This one might convert your carnivorous friends to vegetarianism. Or at least make them wonder why people usually use meat drippings to make gravy.
There’s a story behind this gravy. (Isn’t there always?) It began with loaf.
I never understood meatloaf. As a child I always wondered, if you were going to have formed meat product, why wasn’t it tasty Swedish meatballs or regular meatballs covered with spaghetti sauce? Maybe I never had a truly excellent meatloaf, but I suspect the range of meatloaf quality is just not that wide.
My interest in veggie loaf came from examples of such loaves I’d tasted before. Once I had veggie loaf at a brewpub in Lake Placid after skiing. My expectations were pretty low but I was surprised to find it actually tasted good. It had grains and veggies in it, like a good veggie burger, but moister. A revelation.
Since then I’ve tasted a few veggie loaves. At a bakery north of Montreal, I had a dense veggie loaf, filled with earthy and sweet flavors. It perhaps had some sprouted grains, beans, nuts, maybe even dried fruit. I could eat that every day on a sandwich.
How hard could a veggie loaf be? Well, not terribly hard, from the recipes I saw online, but there were a gazillion variations. Apparently you could use various beans or not, nuts or seeds or not, grains–yes, veggies or not…No one recipe was satisfying to me. One had bulgur wheat in it which I don’t like, another had some bean I didn’t want to use, yet another had weird seasonings. A few recipes disturbingly called for fake meat from a mix or crumbled up packaged veggie burgers. The whole point was to make a whole food.
As usual I was planning to decide on my own variety, but how would I know which items tasted good together? I bought all the ingredients I thought I might want in my loaf. But when I got home to face the recipes, I found myself completely flummoxed. Too many options. I made my vegetarian lentil Bolognese instead (recipe appearing here soon).
Wayne, meanwhile, felt free to make up his own recipe based on quinoa and a few days later, he put his plan into action. I stayed out of the kitchen until the loaf was in the oven. Who knew what the loaf would be like, but I was going to make some veggie gravy to pour over his creation.
Unlike the loaf idea, I knew exactly what I wanted in a gravy—the deep oniony flavor of French Onion soup plus mushrooms and thickener. I couldn’t find any recipes at all that sounded like what I imagined. So this one I made up based on techniques for the soup that inspired it.
It came out so amazingly good, I made it again the next day to smother the loaf leftovers, and I am trying to figure out other things to pour it over. Ideas?

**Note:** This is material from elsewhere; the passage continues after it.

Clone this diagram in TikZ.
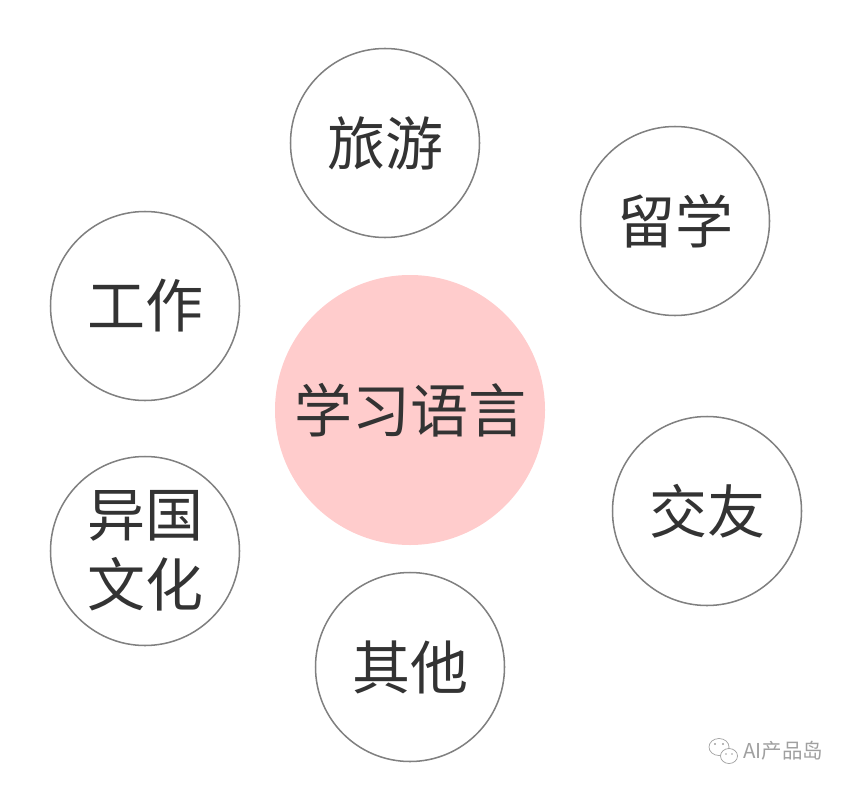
\documentclass[tikz,border=0pt]{standalone}
\usepackage{fontspec}
\setmainfont{Noto Sans CJK SC}
\definecolor{txtgray}{HTML}{333333}
\definecolor{ringgray}{HTML}{808080}
\definecolor{hubpink}{HTML}{FFCCCC}
\definecolor{markgray}{HTML}{A0A0A0}

\begin{document}
\begin{tikzpicture}[x=0.03cm,y=-0.03cm,
  topic/.style={circle,draw=ringgray,line width=1.3pt,minimum size=189*0.03cm,inner sep=0pt,
    text=txtgray,font=\fontsize{49.5}{56}\selectfont,align=center},
  hub/.style={circle,fill=hubpink,minimum size=270*0.03cm,inner sep=0pt,
    text=txtgray,font=\fontsize{49.5}{56}\selectfont}]
 \useasboundingbox (0,0) rectangle (851,789);
 \node [hub] (lang) at (410,410) {学习语言};
 \node [topic] (travel) at (385,143) {旅游};
 \node [topic] (study) at (675,221) {留学};
 \node [topic] (work) at (145,306) {工作};
 \node [topic] (friends) at (707,511) {交友};
 \node [topic, font=\fontsize{49.5}{60}\selectfont] (culture) at (145,551) {异国\\文化};
 \node [topic] (other) at (410,667) {其他};
 % watermark
 \draw [markgray, line width=0.6pt] (719,747) ellipse (10 and 8.5);
 \draw [markgray, line width=0.6pt, fill=white] (729,756) ellipse (8.5 and 7.5);
 \fill [markgray] (715,744) circle (1.1) (723,744) circle (1.1)
   (726,754) circle (0.9) (732,754) circle (0.9);
 \node [text=markgray, font=\fontsize{17.5}{20}\selectfont, anchor=west, inner sep=0pt] (mark) at (743,751) {AI产品岛};
\end{tikzpicture}
\end{document}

Vegetarian French Onion and Mushroom Gravy
(approximately 4 servings–enough to coat at least four large slabs of loaf, that is)
- 1 TBS butter
- 1 TBS olive oil
- 1 large onion finely diced
- 2 cups veggie broth
- 1 cup chopped mushrooms (any kind)
- 1/8 cup wine
- ½ tsp mustard powder
- pinch sage
- 2-3 TBS flour
- Melt the butter with the olive oil in your sauce pan. Brown the onions over medium heat, stirring and stirring and waiting until they’re practically chocolate brown.
- Pour in the veggie broth to deglaze the pan—in other words, use the broth to release all the flavor of the browned onions stuck to your pot.
- Dump in the mushrooms, wine, mustard powder and sage and simmer until the mushrooms are soft.
- Mix the flour with a little water in a small bowl before adding to the pot. Three tablespoons flour plus bubbling on the stove made the gravy quite thick.
But what about the veggie loaf from quinoa? I have had a really good one with nuts in it.
Ah, yes, the loaf. Thanks for asking! Wayne is working on perfecting his recipe–I’ll post it when he’s satisfied:-). We’re both big fans of quinoa. What else besides nuts was in the loaf you had?
What kind of wine?
Really any decent wine will do. Julia Child uses a dry red or white in her French onion soup so I’d follow that advice, as this recipe was partially inspired by hers.